Morton E. Handel (born 1935) is an American businessman who serves on the corporate board of directors and is president of S&H Consulting Ltd., a privately held investment and consulting company, where he has been employed since 1990.

==Career==
In 1974, Handel move to West Hartford, Connecticut, to work for Coleco Industries as chief financial officer. In 1988, he was named chairman and chief executive of the company.

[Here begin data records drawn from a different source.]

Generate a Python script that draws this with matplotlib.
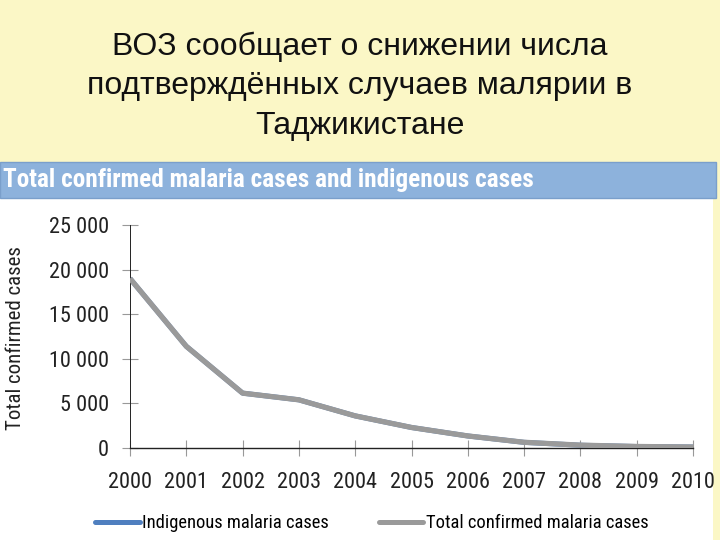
import matplotlib
matplotlib.use("Agg")
import matplotlib.pyplot as plt
from matplotlib.patches import Rectangle
from matplotlib.ticker import FuncFormatter

years = [2000, 2001, 2002, 2003, 2004, 2005, 2006, 2007, 2008, 2009, 2010]
total_cases = [19000, 11400, 6150, 5400, 3600, 2300, 1350, 640, 320, 170, 110]
indigenous_cases = [19000, 11400, 6150, 5400, 3600, 2300, 1350, 635, 310, 165, 110]

title_ru = "ВОЗ сообщает о снижении числа\nподтверждённых случаев малярии в\nТаджикистане"
band_title = "Total confirmed malaria cases and indigenous cases"
legend_labels = ["Indigenous malaria cases", "Total confirmed malaria cases"]

narrow = ["Roboto Condensed", "DejaVu Sans"]
W, H = 720, 540

fig = plt.figure(figsize=(7.2, 5.4), dpi=100, facecolor="#fbf7c6")
# white panel and blue header band
fig.patches.append(Rectangle((0, 0), 713 / W, 1 - 198 / H, transform=fig.transFigure,
                             facecolor="white", edgecolor="none", zorder=-2))
fig.patches.append(Rectangle((0, 1 - 198 / H), 716 / W, 36 / H, transform=fig.transFigure,
                             facecolor="#8db2dc", edgecolor="#7a9fcb", linewidth=1, zorder=-2))

fig.text(0.5, 1 - 86 / H, title_ru, ha="center", va="center", fontsize=23,
         family=["Liberation Sans", "DejaVu Sans"], linespacing=1.42, color="#111111")
fig.text(3 / W, 1 - 180 / H, band_title, ha="left", va="center", fontsize=18.2,
         family=narrow, weight="bold", color="white")

ax = fig.add_axes([130 / W, 1 - 448 / H, 563 / W, 223 / H])
ax.set_zorder(2)
ax.set_facecolor("none")
ax.plot(years, indigenous_cases, color="#4f7fbf", lw=3.6, solid_capstyle="butt", zorder=2)
ax.plot(years, total_cases, color="#9a9a9a", lw=3.8, solid_capstyle="butt", zorder=3)

ax.set_xlim(2000, 2010)
ax.set_ylim(0, 25000)
ax.set_xticks(years)
ax.set_yticks(range(0, 25001, 5000))
ax.yaxis.set_major_formatter(FuncFormatter(lambda v, p: f"{int(v):,}".replace(",", " ")))
for s in ["top", "right"]:
    ax.spines[s].set_visible(False)
for s in ["left", "bottom"]:
    ax.spines[s].set_color("#222222")
    ax.spines[s].set_linewidth(1.0)
ax.spines["left"].set_linewidth(0.7)
ax.tick_params(direction="inout", length=12, width=0.8, color="#999999")
ax.tick_params(axis="y", pad=9)
ax.tick_params(axis="x", pad=11)
for lab in ax.get_xticklabels() + ax.get_yticklabels():
    lab.set_family(narrow)
    lab.set_fontsize(16)
    lab.set_color("#222222")
ax.set_ylabel("Total confirmed cases", family=narrow, fontsize=15, color="#222222")
ax.yaxis.set_label_coords((25 - 130) / 563, 0.495)

h1, = ax.plot([], [], color="#4f7fbf", lw=3.6, solid_capstyle="round")
h2, = ax.plot([], [], color="#9a9a9a", lw=3.6, solid_capstyle="round")
fig.legend([h1, h2], legend_labels,
           loc="center", bbox_to_anchor=(372 / W, 1 - 523 / H), ncol=2, frameon=False,
           prop={"family": narrow, "size": 13.3}, handlelength=2.4, handletextpad=0.15,
           columnspacing=2.7)

fig.savefig("out.png", dpi=100, facecolor=fig.get_facecolor())
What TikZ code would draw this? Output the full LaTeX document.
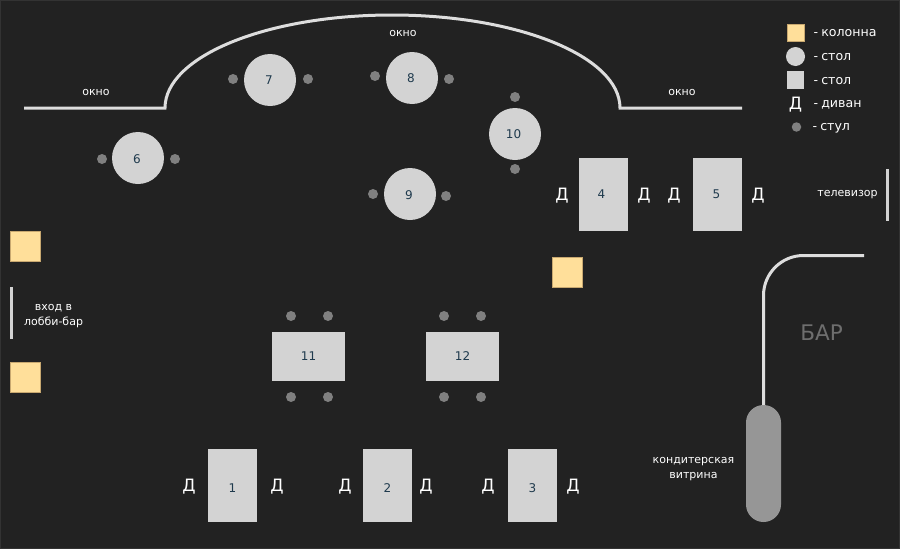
\documentclass[tikz,border=0pt]{standalone}
\usepackage{fontspec}
\setmainfont{DejaVu Sans}
\definecolor{bg}{HTML}{222222}
\definecolor{edge}{HTML}{333333}
\definecolor{tbl}{HTML}{D3D3D3}
\definecolor{wall}{HTML}{DDDDDD}
\definecolor{chr}{HTML}{808080}
\definecolor{col}{HTML}{FFDF9A}
\definecolor{coledge}{HTML}{C8A870}
\definecolor{num}{HTML}{1F3A4D}
\definecolor{vit}{HTML}{969696}
\definecolor{barc}{HTML}{6E6E6E}
\newcommand{\nudged}[3]{\raisebox{#2pt}[8.9pt][0pt]{\makebox[0pt]{\hspace*{#1pt}#3}}}
\tikzset{
  x=1pt,y=-1pt,
  rtable/.style={fill=tbl,draw=none,inner sep=0pt,text=num,font=\fontsize{12}{12}\selectfont},
  vtable/.style={rtable,minimum width=49pt,minimum height=73pt},
  htable/.style={rtable,minimum width=73pt,minimum height=49pt},
  ctable/.style={rtable,circle,minimum size=52pt},
  chairdot/.style={circle,fill=chr,draw=none,inner sep=0pt,minimum size=10pt},
  column/.style={fill=col,draw=coledge,line width=.8pt,inner sep=0pt,minimum size=30pt},
  sofa/.style={text=white,inner sep=0pt,font=\fontsize{17}{17}\selectfont},
  label/.style={text=white,inner sep=0pt,align=center,font=\fontsize{11}{14.5}\selectfont},
  legend/.style={text=white,inner sep=0pt,anchor=west,font=\fontsize{12.6}{14}\selectfont},
  wallline/.style={draw=wall,line width=3pt},
  door/.style={draw=tbl,line width=3pt},
}
\begin{document}
\begin{tikzpicture}
\useasboundingbox (0,0) rectangle (900,549);
\fill[bg] (0,0) rectangle (900,549);
\draw[edge,line width=1pt] (0.5,0.5) rectangle (899.5,548.5);

% window wall
\coordinate (wa) at (24,108);
\coordinate (wb) at (165,108);
\coordinate (wc) at (392,15);
\coordinate (wd) at (620,108);
\coordinate (we) at (742,108);
\draw[wallline] (wa) -- (wb) .. controls (165,56.6) and (266,15) .. (wc) .. controls (518,15) and (620,56.6) .. (wd) -- (we);
\node[label] (ow1) at (96,92.5) {окно};
\node[label] (ow2) at (403,33.5) {окно};
\node[label] (ow3) at (682,92.5) {окно};

% round tables
\node[ctable] (t6) at (138,158) {\nudged{-2}{-1}{6}};
\node[ctable] (t7) at (270,80) {\nudged{-2}{0}{7}};
\node[ctable] (t8) at (412,78) {\nudged{-2}{0}{8}};
\node[ctable] (t9) at (410,194) {\nudged{-2}{-1}{9}};
\node[ctable] (t10) at (515,134) {\nudged{-3}{0}{10}};
\node[chairdot] (c6a) at (102,159) {};
\node[chairdot] (c6b) at (175,159) {};
\node[chairdot] (c7a) at (233,79) {};
\node[chairdot] (c7b) at (308,79) {};
\node[chairdot] (c8a) at (375,76) {};
\node[chairdot] (c8b) at (449,79) {};
\node[chairdot] (c9a) at (373,194) {};
\node[chairdot] (c9b) at (446,196) {};
\node[chairdot] (c10a) at (515,97) {};
\node[chairdot] (c10b) at (515,169) {};

% tables with sofas
\node[vtable] (t1) at (232.5,485.5) {\nudged{0}{-3}{1}};
\node[vtable] (t2) at (387.5,485.5) {\nudged{0}{-3}{2}};
\node[vtable] (t3) at (532.5,485.5) {\nudged{0}{-3}{3}};
\node[vtable] (t4) at (603.5,194.5) {\nudged{-4}{0}{4}};
\node[vtable] (t5) at (717.5,194.5) {\nudged{-2}{0}{5}};
\node[sofa] (s1a) at (189,487) {Д};
\node[sofa] (s1b) at (277,487) {Д};
\node[sofa] (s2a) at (345,487) {Д};
\node[sofa] (s2b) at (426,487) {Д};
\node[sofa] (s3a) at (488,487) {Д};
\node[sofa] (s3b) at (573,487) {Д};
\node[sofa] (s4a) at (562,196) {Д};
\node[sofa] (s4b) at (644,196) {Д};
\node[sofa] (s5a) at (674,196) {Д};
\node[sofa] (s5b) at (758,196) {Д};

% tables with chairs
\node[htable] (t11) at (308.5,356.5) {11};
\node[htable] (t12) at (462.5,356.5) {12};
\node[chairdot] (c11a) at (291,316) {};
\node[chairdot] (c11b) at (328,316) {};
\node[chairdot] (c11c) at (291,397) {};
\node[chairdot] (c11d) at (328,397) {};
\node[chairdot] (c12a) at (444,316) {};
\node[chairdot] (c12b) at (481,316) {};
\node[chairdot] (c12c) at (444,397) {};
\node[chairdot] (c12d) at (481,397) {};

% columns
\node[column] (k1) at (25.5,246) {};
\node[column] (k2) at (25.5,377) {};
\node[column] (k3) at (567.5,272) {};

% entrance and TV
\coordinate (ea) at (11.5,287);
\coordinate (eb) at (11.5,339);
\draw[door] (ea) -- (eb);
\node[label] (entr) at (53.5,316) {вход в\\лобби-бар};
\coordinate (tva) at (887.5,169);
\coordinate (tvb) at (887.5,221);
\draw[door] (tva) -- (tvb);
\node[label] (tv) at (847.5,195) {телевизор};

% bar
\coordinate (ba) at (864,255.5);
\coordinate (bb) at (763.5,255.5);
\node[fill=vit,draw=none,rounded corners=17.5pt,minimum width=35pt,minimum height=117pt,inner sep=0pt] (vitr) at (763.5,463.5) {};
\draw[wallline,rounded corners=40pt] (ba) -- (bb) -- (vitr.north);
\node[text=barc,inner sep=0pt,font=\fontsize{21.5}{21}\selectfont] (bar) at (821.5,333) {БАР};
\node[label] (vitl) at (693.5,469) {кондитерская\\витрина};

% legend
\node[column,minimum size=17pt] (lg1) at (795.5,32.5) {};
\node[legend] (lt1) at (813.5,33.5) {-\hspace{-1pt} колонна};
\node[ctable,minimum size=19pt] (lg2) at (795.5,56.5) {};
\node[legend] (lt2) at (813.5,57.5) {-\hspace{-1pt} стол};
\node[rtable,minimum size=17.5pt] (lg3) at (795.5,80) {};
\node[legend] (lt3) at (813.5,81.5) {-\hspace{-1pt} стол};
\node[sofa] (lg4) at (795.5,105) {Д};
\node[legend] (lt4) at (813.5,105) {-\hspace{-1pt} диван};
\node[chairdot,minimum size=9.5pt] (lg5) at (796.5,127) {};
\node[legend] (lt5) at (812.5,128.5) {-\hspace{-1pt} стул};
\end{tikzpicture}
\end{document}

Handel has also served on the board of Concurrent Computer Corp. and was chairman of the board of that company while he was a director. During the period from 1992 to 2009, he was the lead director of the Trump Entertainment Resorts board, a member of the CompUSA board, Linens and Things Board, Ithaca Industries board as well as Remington Products and Tallan, Inc boards. He was elected chairman of the Board of Marvel Entertainment in 1998 and served there until Marvel was acquired by The Disney Company in 2009.

==Charitable==
Additional, he has served as vice chairman of the board of regents of the University of Hartford. Handel served as a director of the Hartford Symphony Orchestra becoming an emeritus director, a Bushnell overseer, and a life regent at the University of Hartford. The university receive a donation from Handel in the form of Hartt School's new Mort and Irma Handel Performing Arts Center.